Gençlere sadece pankart asma görevi verenlere Solcu denir mi?

11.09.2008 - 15:34 | Son Güncellenme:

Eren AKSOYOĞLU:

Gençlere sadece pankart asma görevi verenlere Solcu denir mi

... Bugüne kadar CHP Gençlik Kolları içinde birkaç arkadaşımla ‘1974 Gençlik Kollarının yeniden yaratılması’ maceramın sonuna ‘başarısızlıkla’ yaklaştığımı hissediyorum. Çünkü onurla taşımak istediğim parti kimliğim daha solcu, daha devrimci; her mekân ve her zaman da sadakati değil liyakati ölçü alan bir siyasi anlayışla kalbimin üzerindeki gömlek cebime girmeliydi.

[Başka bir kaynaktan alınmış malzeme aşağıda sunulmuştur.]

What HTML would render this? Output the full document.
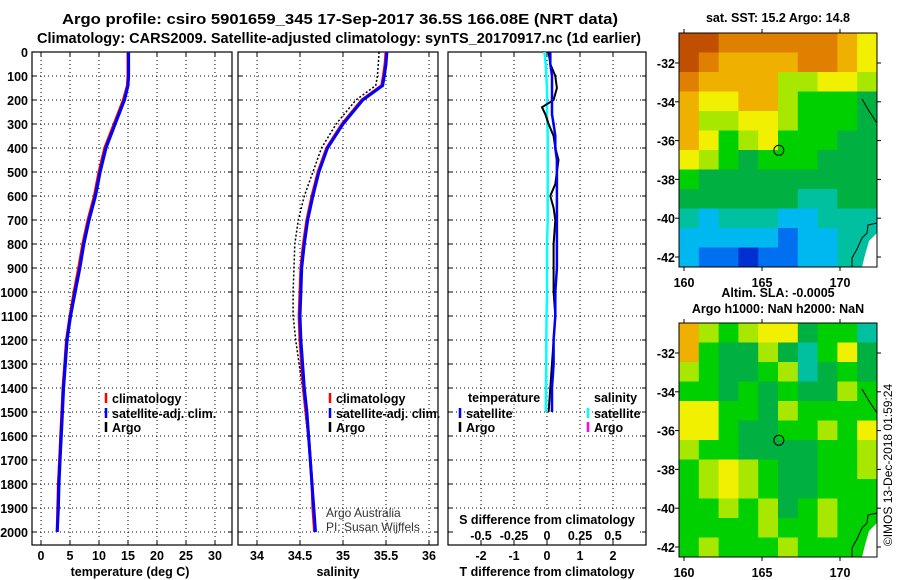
<!DOCTYPE html>
<html><head><meta charset="utf-8"><style>
body{margin:0;background:#fff;}
svg{display:block;font-family:"Liberation Sans",sans-serif;}
text{font-weight:bold;font-size:12.5px;fill:#000;}
</style></head><body>
<svg id="chart" width="900" height="580" viewBox="0 0 900 580" xmlns="http://www.w3.org/2000/svg">
<text x="340" y="24" text-anchor="middle" textLength="556" lengthAdjust="spacingAndGlyphs" style="font-size:14.5px">Argo profile: csiro 5901659_345 17-Sep-2017 36.5S 166.08E (NRT data)</text>
<text x="339" y="43" text-anchor="middle" textLength="604" lengthAdjust="spacingAndGlyphs" style="font-size:14.5px">Climatology: CARS2009. Satellite-adjusted climatology: synTS_20170917.nc (1d earlier)</text>
<g id="g"></g>
</svg>
<script>
const depthTicks=[0,100,200,300,400,500,600,700,800,900,1000,1100,1200,1300,1400,1500,1600,1700,1800,1900,2000];
const tempTicks=[0,5,10,15,20,25,30];
const salTicks=[34,34.5,35,35.5,36];
const tdTicks=[-2,-1,0,1,2];
const sdTicks=[-0.5,-0.25,0,0.25,0.5];
const sdTickLabels=["-0.5","-0.25","0","0.25","0.5"];
const depths=[0,50,100,140,200,300,400,500,600,700,800,900,1000,1100,1200,1300,1400,1500,1600,1700,1800,1900,2000];
const tempClim=[15,15,15,14.9,14.2,12.6,11.0,10.0,9.2,8.1,7.2,6.5,5.7,5.0,4.4,4.1,3.8,3.6,3.4,3.2,3.0,2.9,2.8];
const tempSat=[15.1,15.1,15.1,15.0,14.4,12.8,11.2,10.2,9.4,8.3,7.4,6.7,5.9,5.1,4.5,4.2,3.9,3.7,3.5,3.3,3.1,3.0,2.8];
const tempArgo=[15.0,15.0,15.0,15.0,14.3,12.7,11.1,10.1,9.3,8.2,7.3,6.6,5.8,5.0,4.4,4.1,3.8,3.6,3.4,3.2,3.0,2.9,2.8];
const salClim=[35.5,35.49,35.47,35.45,35.22,34.99,34.81,34.71,34.64,34.58,34.54,34.51,34.5,34.49,34.5,34.52,34.54,34.57,34.6,34.62,34.64,34.65,34.67];
const salSat=[35.51,35.5,35.48,35.46,35.23,35.0,34.82,34.72,34.65,34.59,34.55,34.52,34.51,34.5,34.51,34.53,34.55,34.58,34.6,34.62,34.64,34.66,34.68];
const salArgoDot=[35.42,35.41,35.4,35.38,35.15,34.92,34.75,34.65,34.55,34.48,34.44,34.43,34.42,34.42,34.45,34.49,34.53,34.56,34.59,34.62,34.64,34.65,34.67];
const diffDepths=[0,50,100,150,200,230,260,300,350,400,450,500,550,600,650,700,800,900,1000,1100,1200,1300,1400,1500];
const tDiffSat=[0.1,0.1,0.15,0.15,0.15,0.15,0.15,0.2,0.25,0.25,0.3,0.3,0.3,0.3,0.3,0.3,0.3,0.3,0.25,0.25,0.2,0.2,0.15,0.15];
const tDiffArgo=[0.05,0.1,0.25,0.3,0.2,-0.15,-0.05,0.05,0.2,0.25,0.35,0.3,0.25,0.1,0.2,0.25,0.2,0.2,0.2,0.25,0.2,0.15,0.1,0.05];
const sDiffSat=[-0.02,-0.01,-0.005,0,0,0,0,0.003,0.005,0.005,0.005,0.005,0.005,0.005,0.005,0.005,0,0,0,-0.003,-0.005,-0.005,-0.008,-0.008];

const NS="http://www.w3.org/2000/svg";
const G=document.getElementById('g');
function mk(t,a,p){const e=document.createElementNS(NS,t);for(const k in a)e.setAttribute(k,a[k]);(p||G).appendChild(e);return e;}
const top0=52,bot0=545;
const yD=d=>top0+d*0.24;
function panel(x0,x1,ticks,xf,labels,name){
  const g=mk('g',{});
  
  
  ticks.forEach(t=>{const x=xf(t);mk('line',{x1:x,x2:x,y1:top0,y2:bot0,stroke:'#000','stroke-dasharray':'1,3','stroke-width':1},g);
    mk('line',{x1:x,x2:x,y1:bot0,y2:bot0-4,stroke:'#000'},g);mk('line',{x1:x,x2:x,y1:top0,y2:top0+4,stroke:'#000'},g);});
  depthTicks.forEach(d=>{const y=yD(d);mk('line',{x1:x0,x2:x1,y1:y,y2:y,stroke:'#000','stroke-dasharray':'1,3'},g);
    mk('line',{x1:x0,x2:x0+4,y1:y,y2:y,stroke:'#000'},g);mk('line',{x1:x1-4,x2:x1,y1:y,y2:y,stroke:'#000'},g);});
  mk('rect',{x:x0,y:top0,width:x1-x0,height:bot0-top0,fill:'none',stroke:'#000','stroke-width':1.2},g);
  if(labels) ticks.forEach((t,i)=>{const e=mk('text',{x:xf(t),y:560,'text-anchor':'middle'},g);e.textContent=labels[i];});
  return g;
}
function line(xs,ds,xf,col,w,name,dash){
  const pts=xs.map((v,i)=>xf(v).toFixed(1)+','+yD(ds[i]).toFixed(1)).join(' ');
  const e=mk('polyline',{points:pts,fill:'none',stroke:col,'stroke-width':w});
  if(dash)e.setAttribute('stroke-dasharray',dash);
  
  
}
function txt(x,y,s,name,extra){const e=mk('text',Object.assign({x:x,y:y},extra||{}));e.textContent=s;
  
  return e;}
function leg(x,y,col,s,name){mk('line',{x1:x,x2:x,y1:y-10,y2:y,stroke:col,'stroke-width':2.5});txt(x+6,y,s,name);}

// panel 1 temperature
const xT=v=>41+v*5.8;
panel(32,232,tempTicks,xT,tempTicks.map(String),'temperature-panel');
depthTicks.forEach(d=>{txt(28,yD(d)+5,String(d),'depth-tick-label',{'text-anchor':'end'});});
line(tempClim,depths,xT,'#f00',3,'temp-climatology-line');
line(tempArgo,depths,xT,'#000',2,'temp-argo-line');
line(tempSat,depths,xT,'#00f',3,'temp-satellite-line');
txt(130,576,'temperature (deg C)','x-axis-title-temperature',{'text-anchor':'middle'});
leg(106,403,'#f00','climatology','legend-climatology');
leg(106,418,'#00f','satellite-adj. clim.','legend-satellite');
leg(106,432,'#000','Argo','legend-argo');

// panel 2 salinity
const xS=v=>300+(v-34.5)*86;
panel(238,438,salTicks,xS,salTicks.map(String),'salinity-panel');
line(salArgoDot,depths,xS,'#000',1.5,'sal-climatology-dotted','2,2');
line(salClim,depths,xS,'#f00',3,'sal-climatology-line');
line(salSat,depths,xS,'#00f',3,'sal-satellite-line');
txt(338,576,'salinity','x-axis-title-salinity',{'text-anchor':'middle'});
leg(330,403,'#f00','climatology','legend-climatology-2');
leg(330,418,'#00f','satellite-adj. clim.','legend-satellite-2');
leg(330,432,'#000','Argo','legend-argo-2');
txt(326,517,'Argo Australia','credit-line-1',{style:'font-weight:normal;font-size:12px;fill:#333'});
txt(326,531,'PI: Susan Wijffels','credit-line-2',{style:'font-weight:normal;font-size:12px;fill:#333'});

// panel 3 differences
const xTD=v=>547+v*33;
const xSD=v=>547+v*132;
panel(448,646,tdTicks,xTD,tdTicks.map(String),'difference-panel');
line(sDiffSat,diffDepths,xSD,'#0ff',2.5,'sal-diff-satellite-line');
line(tDiffArgo,diffDepths,xTD,'#000',2,'temp-diff-argo-line');
line(tDiffSat,diffDepths,xTD,'#00f',2.5,'temp-diff-satellite-line');
mk('rect',{x:455,y:510,width:185,height:30,fill:'#fff'});
txt(547,524,'S difference from climatology','s-diff-axis-title',{'text-anchor':'middle'});
sdTicks.forEach((t,i)=>txt(xSD(t),540,sdTickLabels[i],'s-diff-tick-label',{'text-anchor':'middle'}));
txt(547,576,'T difference from climatology','x-axis-title-tdiff',{'text-anchor':'middle'});
txt(468,402,'temperature','legend-temperature-head');
leg(460,418,'#00f','satellite','legend-t-satellite');
leg(460,432,'#000','Argo','legend-t-argo');
txt(594,402,'salinity','legend-salinity-head');
leg(588,418,'#0ff','satellite','legend-s-satellite');
leg(588,432,'#f0f','Argo','legend-s-argo');

// maps
const palette=['#0030d0','#0070f0','#00b8f0','#00c0a0','#00b040','#00d000','#a8e800','#f0f000','#f0b000','#e08000','#c05000'];
const sstGrid=["aa99999987","a988889987","9888866776","8778865554","8667765554","8756755544","7654555444","5444444444","4444443344","3233322333","2222212233","2110112233"];
const slaGrid=["8656774553","8544643574","6544563454","5545454465","7755465555","7754455657","6554444556","5676544556","5676544555","5565645655","5555655655","5655565555"];
const lonTicks=[160,165,170];
const latTicks=[-32,-34,-36,-38,-40,-42];
function map(y0,grid,name,t1,t2){
  const x0=679,x1=877,y1=y0+234;
  const g=mk('g',{});
  
  
  const cw=(x1-x0)/10,ch=234/12;
  grid.forEach((row,r)=>{for(let c=0;c<10;c++){const v=parseInt(row[c],16);
    mk('rect',{x:x0+c*cw,y:y0+r*ch,width:cw+0.5,height:ch+0.5,fill:palette[v]},g);}});
  const lonX=l=>684+(l-160)*15.6, latY=l=>y0+30+(-32-l)*19.4;
  mk('polygon',{points:`${x1},${y0+200} ${x1-8},${y0+208} ${x1-12},${y0+222} ${x1-15},${y1} ${x1},${y1}`,fill:'#fff'},g);
  mk('polyline',{points:`${x1},${y0+190} ${x1-9},${y0+192} ${x1-10},${y0+200} ${x1-15},${y0+205} ${x1-20},${y0+216} ${x1-25},${y0+225} ${x1-25},${y1}`,fill:'none',stroke:'#000'},g);
  mk('polyline',{points:`${x1-15},${y0+66} ${x1-8},${y0+78} ${x1},${y0+90}`,fill:'none',stroke:'#000'},g);
  mk('circle',{cx:lonX(166.08),cy:latY(-36.5),r:5,fill:'none',stroke:'#000'},g);
  mk('rect',{x:x0,y:y0,width:x1-x0,height:234,fill:'none',stroke:'#000'},g);
  lonTicks.forEach(l=>{mk('line',{x1:lonX(l),x2:lonX(l),y1:y1,y2:y1+4,stroke:'#000'},g);mk('line',{x1:lonX(l),x2:lonX(l),y1:y0,y2:y0-4,stroke:'#000'},g);
    txt(lonX(l),y1+20,String(l),'lon-tick-label',{'text-anchor':'middle'});});
  latTicks.forEach(l=>{mk('line',{x1:x0-4,x2:x0,y1:latY(l),y2:latY(l),stroke:'#000'},g);mk('line',{x1:x1,x2:x1+4,y1:latY(l),y2:latY(l),stroke:'#000'},g);
    txt(x0-4,latY(l)+5,String(l),'lat-tick-label',{'text-anchor':'end'});});
  txt(778,y0-(t2?26:11),t1,'map-title',{'text-anchor':'middle'});
  if(t2)txt(778,y0-10,t2,'map-subtitle',{'text-anchor':'middle'});
}
map(33,sstGrid,'sst-map','sat. SST: 15.2 Argo: 14.8');
map(323,slaGrid,'sla-map','Altim. SLA: -0.0005','Argo h1000: NaN h2000: NaN');
txt(0,0,'©IMOS 13-Dec-2018 01:59:24','timestamp',{transform:'translate(892,465) rotate(-90)','text-anchor':'middle',style:'font-weight:normal;font-size:12px'});
</script>
</body></html>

Ancak bugün 24 yaşında bir birey olarak, CHP’nin üç temel ayak üzerine oturmuş programının artık değişmesi gerektiği düşünüyorum. Ama bu asla olmayacak. Bununda farkındayım. Aktif bir politikadan çok ‘politbüro’ siyaseti izleyen, her salı günü grup toplantılarının cep telefonlarına mesajla geçilmesini iletişim nimetlerinden yararlanmak sayan, sensiz olmazdan çok bensiz olmaz diyen bir anlayışı reddetmek istiyorum.

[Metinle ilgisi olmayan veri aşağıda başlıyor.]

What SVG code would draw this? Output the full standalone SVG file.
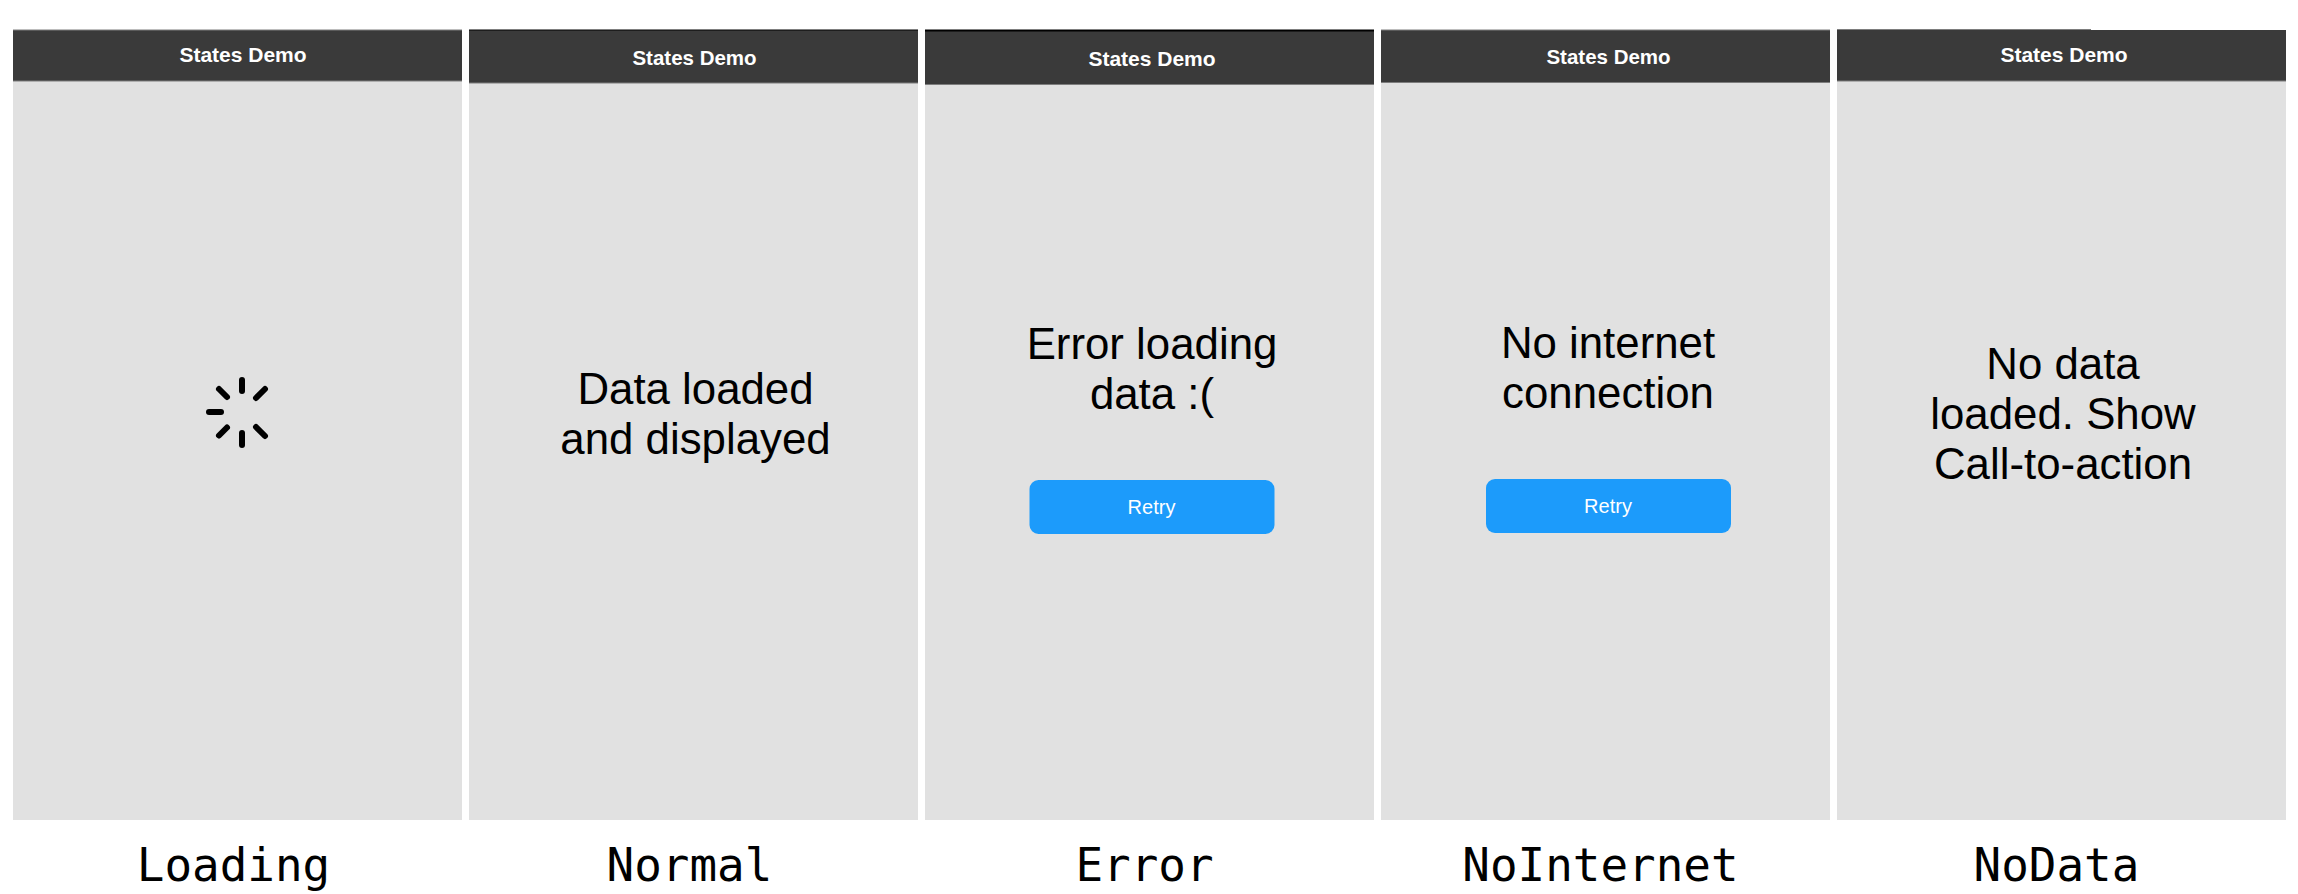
<svg xmlns="http://www.w3.org/2000/svg" width="2298" height="894" viewBox="0 0 2298 894">
<style>
.body{fill:#e1e1e1}
.bar{fill:#3a3a3a}
.edge{fill:#7d7d7d}
.top{fill:#000}
.title{font:bold 21px "Liberation Sans",Arial,sans-serif;fill:#fff;text-anchor:middle}
.msg{font:43.8px "Liberation Sans",Arial,sans-serif;fill:#000;text-anchor:middle}
.btn{fill:#1c9bfb}
.btxt{font:20px "Liberation Sans",Arial,sans-serif;fill:#fff;text-anchor:middle}
.lab{font:45.9px "DejaVu Sans Mono",monospace;fill:#000;text-anchor:middle}
.tick{stroke:#000;stroke-width:6;stroke-linecap:round}
</style>
<rect width="2298" height="894" fill="#fff"/>
<g id="loading">
<rect class="body" x="13" y="30" width="449" height="790"/>
<rect class="bar" x="13" y="30" width="449" height="51"/>
<rect class="edge" x="13" y="29.500" width="449" height="1"/>
<rect class="edge" x="13" y="80.500" width="449" height="1"/>
<text class="title" x="243" y="62">States Demo</text>
<g id="spinner" class="tick">
<line x1="242" y1="380" x2="242" y2="391"/>
<line x1="242" y1="433" x2="242" y2="445"/>
<line x1="209" y1="412" x2="221" y2="412"/>
<line x1="219" y1="389" x2="227" y2="397"/>
<line x1="256" y1="398" x2="265" y2="389"/>
<line x1="219" y1="435.500" x2="227" y2="427.500"/>
<line x1="256" y1="427" x2="265" y2="436"/>
</g>
<text class="lab" x="233.500" y="881">Loading</text>
</g>
<g id="normal">
<rect class="body" x="469" y="30" width="449" height="790"/>
<rect class="bar" x="469" y="30" width="449" height="53"/>
<rect class="top" x="469" y="29.500" width="449" height="1"/>
<rect class="edge" x="469" y="82.500" width="449" height="1"/>
<text class="title" x="694.500" y="64.500" style="font-size:20.500px">States Demo</text>
<text class="msg" x="695.500" y="404">Data loaded</text>
<text class="msg" x="695.500" y="454">and displayed</text>
<text class="lab" x="689.500" y="881">Normal</text>
</g>
<g id="error">
<rect class="body" x="925" y="30" width="449" height="790"/>
<rect class="bar" x="925" y="30" width="449" height="55"/>
<rect class="top" x="925" y="29.500" width="449" height="2"/>
<rect class="edge" x="925" y="84" width="449" height="1"/>
<text class="title" x="1152" y="65.700">States Demo</text>
<text class="msg" x="1152" y="359">Error loading</text>
<text class="msg" x="1152" y="409">data :(</text>
<rect class="btn" x="1029.500" y="480" width="245" height="54" rx="9"/>
<text class="btxt" x="1151.500" y="514">Retry</text>
<text class="lab" x="1144.500" y="881">Error</text>
</g>
<g id="nointernet">
<rect class="body" x="1381" y="30" width="449" height="790"/>
<rect class="bar" x="1381" y="30" width="449" height="53"/>
<rect class="edge" x="1381" y="29.500" width="449" height="1"/>
<rect class="edge" x="1381" y="82" width="449" height="1"/>
<text class="title" x="1608.500" y="63.700" style="font-size:20.500px">States Demo</text>
<text class="msg" x="1608" y="358">No internet</text>
<text class="msg" x="1608" y="408">connection</text>
<rect class="btn" x="1486" y="479" width="245" height="54" rx="9"/>
<text class="btxt" x="1608" y="513">Retry</text>
<text class="lab" x="1600.500" y="881">NoInternet</text>
</g>
<g id="nodata">
<rect class="body" x="1837" y="30" width="449" height="790"/>
<rect class="bar" x="1837" y="30" width="449" height="51"/>
<rect class="edge" x="1837" y="29" width="254" height="1"/>
<rect class="edge" x="1837" y="80.500" width="449" height="1"/>
<text class="title" x="2064" y="62">States Demo</text>
<text class="msg" x="2063" y="379">No data</text>
<text class="msg" x="2063" y="429">loaded. Show</text>
<text class="msg" x="2063" y="479">Call-to-action</text>
<text class="lab" x="2056.500" y="881">NoData</text>
</g>
</svg>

… Ben bir solcuyum. Ben üniversitelerde dağıtmak için hazırladığım bildirinin çoğaltılması için Sayın Genel Sekreter’in emrini beklemek istemiyorum. Ben tekdüze kalıpların, şekilciliğin, biçimciliğin, bize dayatılan bir hayat şeklinin içinde kıvranmak istemiyorum. İşte bu yüzden artık sol bir parti istiyorum. Çözümü CHP içinde aramanın mantıksızlığının farkındayım.

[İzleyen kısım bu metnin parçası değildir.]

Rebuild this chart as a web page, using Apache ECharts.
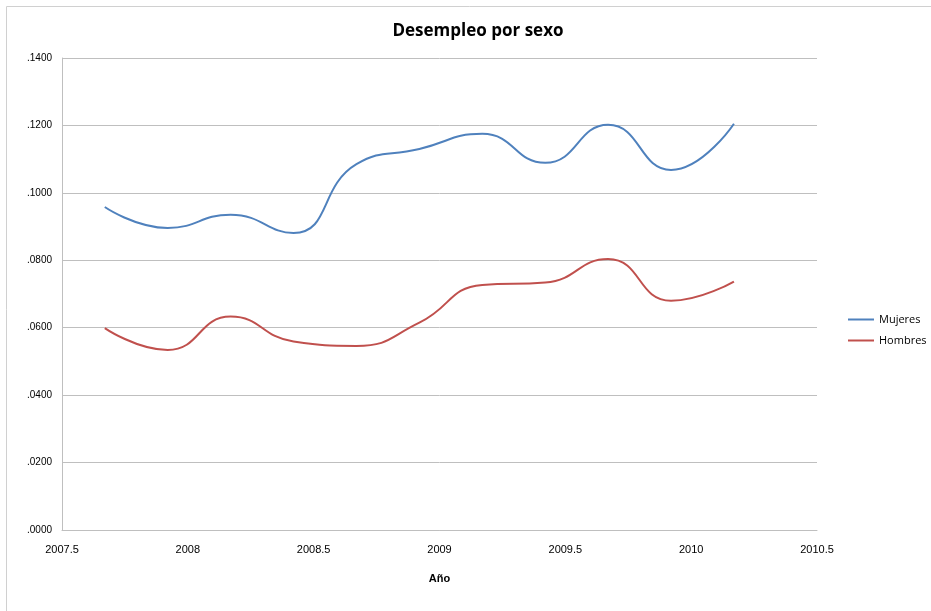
<!DOCTYPE html>
<html>
<head>
<meta charset="utf-8">
<script src="https://cdn.jsdelivr.net/npm/echarts@6/dist/echarts.min.js"></script>
<style>
  html, body { margin: 0; padding: 0; background: #fff; }
  #chart { width: 931px; height: 611px; }
</style>
</head>
<body>
<div id="chart"></div>
<script>
// periodos (año decimal, trimestral)
var anios = [2007.67, 2007.92, 2008.17, 2008.42, 2008.67, 2008.92, 2009.17, 2009.42, 2009.67, 2009.92, 2010.17];
var mujeres = [0.0958, 0.0896, 0.0935, 0.0881, 0.1085, 0.1130, 0.1175, 0.1089, 0.1202, 0.1068, 0.1205];
var hombres = [0.0599, 0.0534, 0.0633, 0.0559, 0.0546, 0.0615, 0.0727, 0.0734, 0.0804, 0.0680, 0.0737];

function pares(xs, ys) {
    var out = [];
    for (var i = 0; i < xs.length; i++) out.push([xs[i], ys[i]]);
    return out;
}

var chart = echarts.init(document.getElementById('chart'));
var fuente = 'Liberation Sans Narrow, Liberation Sans, Arial, sans-serif';

chart.setOption({
    animation: false,
    textStyle: { fontFamily: fuente },
    graphic: [{
        type: 'rect',
        shape: { x: 6.5, y: 6.5, width: 960, height: 640 },
        style: { fill: 'none', stroke: '#d0d0d0', lineWidth: 1 }
    }],
    title: {
        text: 'Desempleo por sexo',
        left: 473,
        top: 18,
        textAlign: 'center',
        textStyle: { fontFamily: 'Open Sans, sans-serif', fontSize: 17, fontWeight: 'bold', color: '#000' }
    },
    legend: {
        orient: 'vertical',
        left: 843,
        top: 309,
        itemWidth: 26,
        itemHeight: 2,
        itemGap: 10,
        icon: 'rect',
        textStyle: { fontSize: 11, color: '#000', fontFamily: 'Open Sans, sans-serif' },
        data: ['Mujeres', 'Hombres']
    },
    grid: { left: 62, right: 114, top: 58, bottom: 81 },
    xAxis: {
        type: 'value',
        min: 2007.5,
        max: 2010.5,
        interval: 0.5,
        name: 'Año',
        nameLocation: 'middle',
        nameGap: 43,
        nameTextStyle: { fontSize: 11, fontWeight: 'bold', color: '#000' },
        axisLine: { lineStyle: { color: '#bfbfbf' } },
        axisTick: { show: false },
        axisLabel: {
            fontSize: 11,
            color: '#000',
            margin: 14,
            formatter: function (v) { return String(v); }
        },
        splitLine: { show: false }
    },
    yAxis: {
        type: 'value',
        min: 0,
        max: 0.14,
        interval: 0.02,
        axisLine: { show: true, lineStyle: { color: '#bfbfbf' } },
        axisTick: { show: false },
        axisLabel: {
            fontSize: 10,
            color: '#000',
            margin: 10,
            formatter: function (v) { return v.toFixed(4).slice(1); }
        },
        splitLine: { lineStyle: { color: '#bfbfbf' } }
    },
    series: [{
        name: 'Mujeres',
        type: 'line',
        smooth: 0.5,
        showSymbol: false,
        symbol: 'none',
        lineStyle: { color: '#4f81bd', width: 2 },
        itemStyle: { color: '#4f81bd' },
        data: pares(anios, mujeres)
    }, {
        name: 'Hombres',
        type: 'line',
        smooth: 0.5,
        showSymbol: false,
        symbol: 'none',
        lineStyle: { color: '#c0504d', width: 2 },
        itemStyle: { color: '#c0504d' },
        data: pares(anios, hombres)
    }]
});
</script>
</body>
</html>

… Partinin geleceği gençlere; sadece pankart asma, bildiri dağıtma gibi görevler verip onlara söz veya oy hakkı vermeyen insanlara solcu diyebilir miyiz? Son süreçte yaşanan sol hareketlilik gerçekten bir umut. Örneğin 10 Aralık Hareketi doğru adımlar attığı takdirde büyük kitleleri peşinden sürükleyebilir. Bunun yanı sıra sosyalistlerde de bir hareketlilik söz konusu. Onlar da Ufuk Uras ve Ertuğrul Kürkçü çevresinde toplanıyorlar. Ancak yapılması gereken şey sadece bu değil. Medya, iş dünyası, sendikalar, dernekler ve vakıflar… Yani herkes üzerine düşen sorumluluğu gerçekleştirmeli. En altından en üstüne kadar bir arada durabilecek bir yapılanma her işin üstesinden gelecektir.
… Bırakın AKP’ye alternatif olmayı, sürekli kendini yenileyen sol alternatifin oluşması Türkiye’nin politikalarında sürekli güç sahibi olacak ve toplumu sola doğru dönüştürecek bir yapılanma AKP’den sonra Türkiye siyasetine giriş yapacak her sağcı oluşumun karşısında dimdik durmak anlamına gelecektir. Bütün bunların oluşturulabilirliğinin hayal olmadığını düşünüyorum. Bugün emeğinizle ortaya çıkarmış olduğunuz bu yazı dizisi, öyle umut ediyorum ki; Alevileri, Kürtleri, kadınları ve gençleri içerisine alacak, her zaman umut vadeden ve her zaman kendini yenileyebilen bir solun iktidara taşınması sürecinde bir başlangıç olur. Sol adına sizlere ihtiyacımız olduğunu lütfen unutmayın.